We sell a large product line of packaged amplifiers, primarily for use as LO buffer amplifiers, but that can also be used as general purpose gain blocks. While we don’t design the actual amplifier chips, our expertise is in selecting and packaging these chips to provide easy and guaranteed performance from very low (kHz) to microwave frequencies. Amplifiers can be tricky to deal with, since they generate a large amount of RF power and heat, and use MMIC amplifier chips that can break when not used properly. Here are some guidelines for using Marki Microwave amplifiers:
- Always bias the negative port first: This is because the negative voltage is required to pinch off the gate voltage and ensure that the positive current is limited. If the negative voltage is removed the positive current will flow unimpeded, causing the amplifier to heat up until it burns. This is the easiest way to break a Marki amplifier.
- Only operate the amplifier with a matched load on the output: If the amplifier is run with the output open or shorted, the power has no place to go, and the reflected power may (or may not) burn out the chip. In fact, if you are performing an experiment where the circuit might open or short then measures must be taken to protect the amplifier from the reflection, such as adding an attenuator or circulator.
- Obey the datasheet levels for input power: Providing too much input power will cause the amplifier to clip excessively, and may cause damage.
- Provide some type of heat sinking: Our connectorized amplifiers will operate properly in a room temperature environment with just cabling to remove the heat. If in a heated environment the amplifier will need some way to dissipate heat. For surface mount units make sure that the ground pad has sufficient heat sinking capability to a good chassis or case.

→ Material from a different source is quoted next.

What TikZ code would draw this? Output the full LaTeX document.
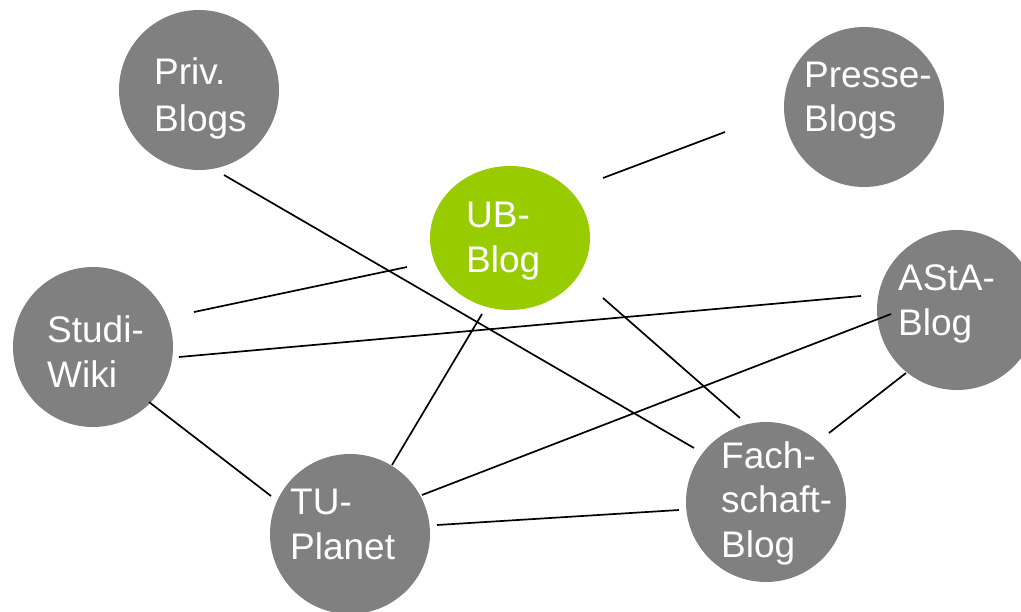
\documentclass[tikz,border=0pt]{standalone}
\usepackage{fontspec}
\setmainfont{Liberation Sans}
\usetikzlibrary{calc}
\definecolor{nodegray}{HTML}{808080}
\definecolor{ubgreen}{HTML}{99CC00}
\tikzset{
  bubble/.style={circle, fill=nodegray, draw=none, minimum size=160pt, inner sep=0pt},
  ubbubble/.style={ellipse, fill=ubgreen, draw=none, minimum width=160pt, minimum height=144pt, inner sep=0pt},
  lbl/.style={anchor=base west, inner sep=0pt, text=white, font=\fontsize{37}{45}\selectfont},
  link/.style={draw=black, line width=1.7pt}
}
\usetikzlibrary{shapes.geometric}
\begin{document}
\begin{tikzpicture}[x=1pt,y=-1pt]
\useasboundingbox (0,0) rectangle (1021,611);
\clip (0,0) rectangle (1021,611);
% bubbles
\node[bubble] (priv) at (199,90) {};
\node[bubble] (presse) at (864,107) {};
\node[ubbubble] (ub) at (510,238) {};
\node[bubble] (studi) at (93,347) {};
\node[bubble] (asta) at (957,310) {};
\node[bubble] (tu) at (350,534) {};
\node[bubble] (fach) at (766,502) {};
% labels
\node[lbl] (privA) at (154,84) {Priv.};
\node[lbl] (privB) at (154,131) {Blogs};
\node[lbl] (presseA) at (804,87) {Presse-};
\node[lbl] (presseB) at (804,131) {Blogs};
\node[lbl] (ubA) at (466,227) {UB-};
\node[lbl] (ubB) at (466,272) {Blog};
\node[lbl] (studiA) at (47,342) {Studi-};
\node[lbl] (studiB) at (47,387) {Wiki};
\node[lbl] (astaA) at (898,290) {AStA-};
\node[lbl] (astaB) at (898,335) {Blog};
\node[lbl] (tuA) at (290,514) {TU-};
\node[lbl] (tuB) at (290,559) {Planet};
\node[lbl] (fachA) at (721,468) {Fach-};
\node[lbl] (fachB) at (721,512) {schaft-};
\node[lbl] (fachC) at (721,557) {Blog};
% links
\draw[link] ($(ub)+(93,-60)$) -- ($(presse)+(-139,25)$);
\draw[link] ($(priv)+(25,85)$) -- ($(fach)+(-72,-54)$);
\draw[link] ($(studi)+(101,-35)$) -- ($(ub)+(-103,29)$);
\draw[link] ($(studi)+(86,10)$) -- ($(asta)+(-96,-14)$);
\draw[link] ($(studi)+(56,55)$) -- ($(tu)+(-79,-38)$);
\draw[link] ($(ub)+(-28,76)$) -- ($(tu)+(42,-69)$);
\draw[link] ($(ub)+(93,60)$) -- ($(fach)+(-26,-84)$);
\draw[link] ($(tu)+(72,-39)$) -- ($(asta)+(-66,4)$);
\draw[link] ($(asta)+(-51,63)$) -- ($(fach)+(63,-69)$);
\draw[link] ($(tu)+(87,-9)$) -- ($(fach)+(-87,8)$);
\end{tikzpicture}
\end{document}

In addition to these precautions to avoid damage, there are some further considerations to optimize performance of the amps:
- For linear operation, input to the amplifier should be below around -15 dBm. This is variable with the gain of the amp, but typically non-linear saturation effects occur around this level. These can be seen with an oscilloscope as clipping of a sine wave, or on a spectrum analyzer as creation of harmonic products (particularly odd harmonics).
- For square wave operation, such as for driving a T3, drive the amplifier at the minimum recommended input power level to ensure clipping and good square wave generation. This can also be seen on an oscilloscope. For T3 optimization the desired goal is to minimize the rise/fall time of the signal.
about the amplifier AP-10 ,whether is it necessary to add a bias tee to provide the DC Voltage or direct connect the amplifier to DC Voltage ?
What is the voltage tolerance on the -5V supply for a A-2050 amplifier ?
I would guess that the tolerance is pretty loose. Since the current draw varies with input power and frequency of the RF signal, the negative bias should ideally be set to maintain the positive drain current near the recommended 330 mA range. Internally the gate voltage is passed through a resistor to create a voltage divider, so that any voltage noise or variation on the -5V supply will be attenuated by the time it gets to the amplifier chip.
I bought the amplifier A-0010EZP ( connectorized version). I see it has 3 apart from RFin and RFout. I understand that 2 of these 3 pins are for dual bias. What is the third pin for? Is it ground ? What is the recommended square swing at the input if I intend to amplify pulses ?
Good question. The pins are for positive bias, negative bias, and the last one is the ground lug. It attaches to the chassis ground of the part. Always make sure that the amplifier is grounded to your power supply ground before use, or you will see bizarre behavior.